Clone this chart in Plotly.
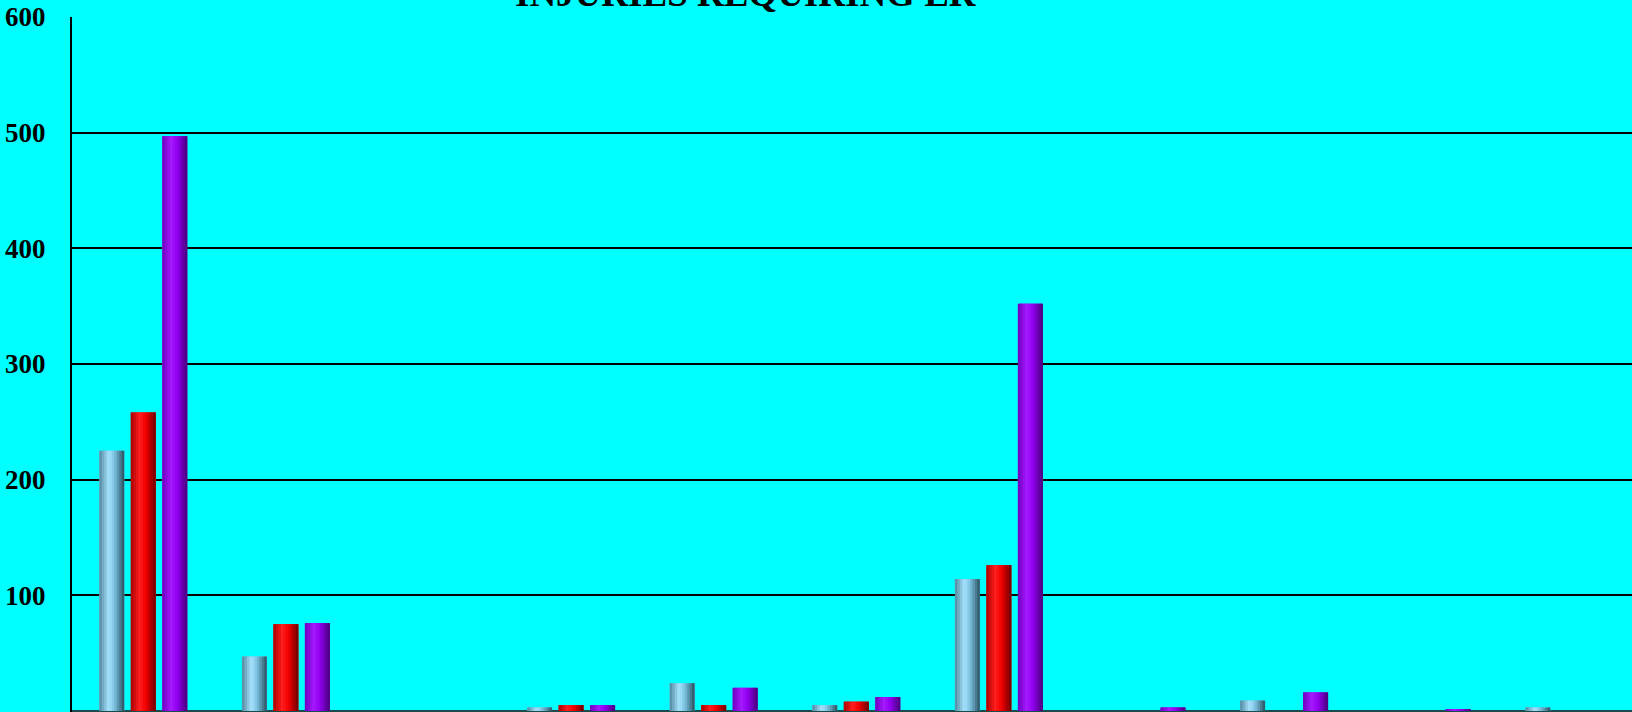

******************************

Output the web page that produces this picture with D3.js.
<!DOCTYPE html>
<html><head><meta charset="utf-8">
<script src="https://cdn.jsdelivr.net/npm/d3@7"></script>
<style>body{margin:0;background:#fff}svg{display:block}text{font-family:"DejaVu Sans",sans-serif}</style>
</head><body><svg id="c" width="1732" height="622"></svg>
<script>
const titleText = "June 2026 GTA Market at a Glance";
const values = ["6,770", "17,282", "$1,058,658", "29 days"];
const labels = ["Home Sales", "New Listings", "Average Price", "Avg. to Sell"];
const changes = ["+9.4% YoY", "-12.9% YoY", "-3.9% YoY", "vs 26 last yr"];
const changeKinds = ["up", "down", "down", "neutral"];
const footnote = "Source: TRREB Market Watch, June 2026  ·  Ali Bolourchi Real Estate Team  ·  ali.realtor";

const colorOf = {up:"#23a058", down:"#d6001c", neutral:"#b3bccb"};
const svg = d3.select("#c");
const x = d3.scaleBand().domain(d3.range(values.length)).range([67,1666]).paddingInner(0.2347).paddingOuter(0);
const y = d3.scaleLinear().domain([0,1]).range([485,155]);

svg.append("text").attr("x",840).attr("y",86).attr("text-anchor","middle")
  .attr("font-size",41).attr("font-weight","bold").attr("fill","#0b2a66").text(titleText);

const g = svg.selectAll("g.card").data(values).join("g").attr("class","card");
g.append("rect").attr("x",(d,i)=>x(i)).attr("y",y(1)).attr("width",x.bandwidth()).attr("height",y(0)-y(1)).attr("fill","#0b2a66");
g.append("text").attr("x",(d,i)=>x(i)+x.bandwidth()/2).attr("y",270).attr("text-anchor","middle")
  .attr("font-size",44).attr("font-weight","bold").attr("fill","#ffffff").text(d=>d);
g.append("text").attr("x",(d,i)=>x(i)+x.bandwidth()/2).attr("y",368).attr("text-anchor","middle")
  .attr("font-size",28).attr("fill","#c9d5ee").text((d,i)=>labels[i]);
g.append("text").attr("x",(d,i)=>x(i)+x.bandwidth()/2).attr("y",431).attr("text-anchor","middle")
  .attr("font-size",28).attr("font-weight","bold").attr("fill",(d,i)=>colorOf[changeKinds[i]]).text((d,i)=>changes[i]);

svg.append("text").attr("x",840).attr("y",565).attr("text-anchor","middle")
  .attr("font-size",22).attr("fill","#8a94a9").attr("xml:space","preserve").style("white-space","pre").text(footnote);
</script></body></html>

******************************

= WRITTEN PROBLEM =
Report all lines of the data above that include the string "this".

= SOLUTION TO THE PROBLEM =
Clone this chart in Plotly.
Output the web page that produces this picture with D3.js.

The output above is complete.